╭──

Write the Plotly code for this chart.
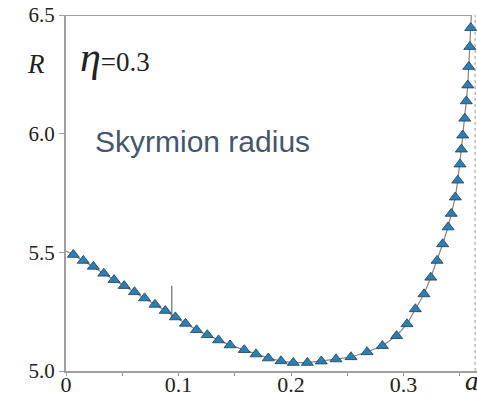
import plotly.graph_objects as go

# Skyrmion radius R versus a (eta = 0.3)
a_vals = [0.0, 0.0065, 0.0154, 0.0243, 0.0336, 0.0427, 0.0517, 0.0609, 0.0698, 0.0791,
          0.0882, 0.0972, 0.1062, 0.1160, 0.1256, 0.1356, 0.1458, 0.1584, 0.1689, 0.1798,
          0.1911, 0.2020, 0.2145, 0.2269, 0.2400, 0.2533, 0.2676, 0.2812, 0.2938, 0.3031,
          0.3105, 0.3182, 0.3242, 0.3298, 0.3348, 0.3396, 0.3424, 0.3460, 0.3482, 0.3502,
          0.3514, 0.3526, 0.3544, 0.3558, 0.3571, 0.3580, 0.3589, 0.3597, 0.3606]
R_vals = [5.505, 5.490, 5.465, 5.440, 5.411, 5.384, 5.359, 5.333, 5.307, 5.280,
          5.254, 5.227, 5.200, 5.173, 5.152, 5.130, 5.109, 5.089, 5.071, 5.054,
          5.042, 5.035, 5.035, 5.041, 5.050, 5.059, 5.080, 5.106, 5.148, 5.198,
          5.261, 5.324, 5.394, 5.465, 5.535, 5.606, 5.663, 5.732, 5.803, 5.871,
          5.934, 5.993, 6.064, 6.137, 6.204, 6.282, 6.366, 6.446, 6.530]
# first and last entries are line-only (no marker)
marker_shown = [False] + [True] * (len(a_vals) - 2) + [False]

y_ticks = [5.0, 5.5, 6.0, 6.5]
x_ticks = [0, 0.1, 0.2, 0.3]
x_tick_text = ["0", "0.1", "0.2", "0.3"]

# small vertical indicator and boundary line
ind_a = 0.094
ind_R = [5.228, 5.359]
edge_a = 0.3636
frame_a = 0.3609

x_range = [0, 0.3653]
y_range = [5.0, 6.5]

fig = go.Figure()

fig.add_trace(go.Scatter(
    x=a_vals, y=R_vals, mode="lines",
    line=dict(color="#8c8276", width=1.2),
    hoverinfo="skip", showlegend=False,
))
fig.add_trace(go.Scatter(
    x=[a for a, s in zip(a_vals, marker_shown) if s],
    y=[r for r, s in zip(R_vals, marker_shown) if s],
    mode="markers",
    marker=dict(symbol="triangle-up", size=10.5, color="#2a7fb3",
                line=dict(color="#1d3f5e", width=0.8)),
    showlegend=False, cliponaxis=True,
))

# indicator line
fig.add_shape(type="line", x0=ind_a, x1=ind_a, y0=ind_R[0], y1=ind_R[1],
              xref="x", yref="y", line=dict(color="#8a8a8a", width=1.5), layer="below")
# dotted boundary
fig.add_shape(type="line", x0=edge_a, x1=edge_a, y0=y_range[0], y1=y_range[1],
              xref="x", yref="y", line=dict(color="#9a9a9a", width=1, dash="dot"))
# top frame
fig.add_shape(type="line", x0=0, x1=frame_a, y0=y_range[1], y1=y_range[1],
              xref="x", yref="y", line=dict(color="#a0a0a0", width=2))

serif = "Liberation Serif"

fig.add_annotation(text="<i>R</i>", xref="paper", yref="paper", x=0, y=0,
                   showarrow=False, font=dict(family=serif, size=27, color="#222"))
fig.add_annotation(text='<i><span style="font-size:42px">η</span></i>=0.3',
                   xref="paper", yref="paper", x=0, y=0, showarrow=False,
                   font=dict(family=serif, size=27, color="#222"))
fig.add_annotation(text="Skyrmion radius", xref="paper", yref="paper", x=0, y=0,
                   showarrow=False, font=dict(family="Liberation Sans", size=30, color="#45566e"))
fig.add_annotation(text="<i>a</i>", xref="paper", yref="paper", x=0, y=0,
                   showarrow=False, font=dict(family=serif, size=27, color="#222"))

W, H = 477, 397
L, Rm, T, B = 66, 0, 15, 26
pw, ph = W - L - Rm, H - T - B


def px2paper(px, py):
    return (px - L) / pw, 1 - (py - T) / ph


anns = list(fig.layout.annotations)
for ann, (px, py, xa, ya) in zip(anns, [(36, 64, "center", "middle"),
                                         (78, 57, "left", "middle"),
                                         (93, 141, "left", "middle"),
                                         (463, 381, "left", "middle")]):
    xp, yp = px2paper(px, py)
    ann.update(x=xp, y=yp, xanchor=xa, yanchor=ya)
fig.layout.annotations = anns

fig.update_layout(
    width=W, height=H,
    margin=dict(l=L, r=Rm, t=T, b=B, pad=0),
    plot_bgcolor="white", paper_bgcolor="white",
    xaxis=dict(range=x_range, tickvals=x_ticks, ticktext=x_tick_text,
               automargin=False,
               showgrid=False, zeroline=False, showline=True,
               linecolor="#a0a0a0", linewidth=2,
               ticks="outside", ticklen=3, tickcolor="#a0a0a0",
               ticklabelstandoff=-10,
               minor=dict(dtick=0.05, tick0=0, ticks="outside", ticklen=3, tickcolor="#a0a0a0"),
               tickfont=dict(family=serif, size=22, color="#222")),
    yaxis=dict(range=y_range, tickvals=y_ticks, tickformat=".1f",
               automargin=False,
               showgrid=False, zeroline=False, showline=True,
               linecolor="#a0a0a0", linewidth=2,
               ticks="outside", ticklen=5, tickcolor="#a0a0a0",
               tickfont=dict(family=serif, size=21, color="#222")),
)

fig.write_html("out.html", config={"displayModeBar": False},
               post_script="document.body.style.margin='0';")
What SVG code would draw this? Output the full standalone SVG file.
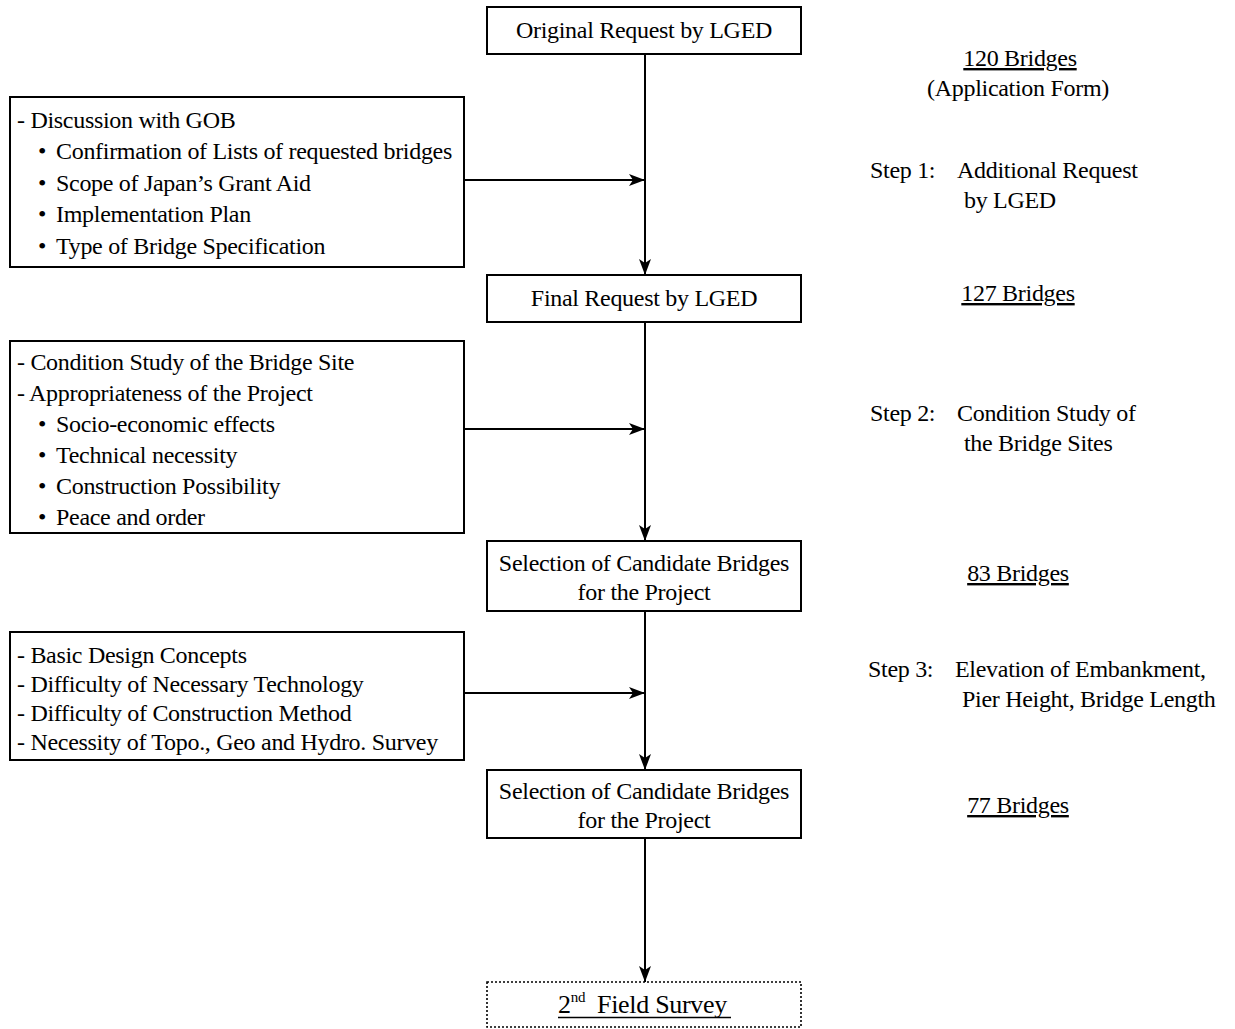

╰──

Given request>
Copy exactly the lines from the first line of the records above through the line with "import plotly.graph_objects as go", both included, and nothing else. Pictures stay out.

Finished task>
Write the Plotly code for this chart.
import plotly.graph_objects as go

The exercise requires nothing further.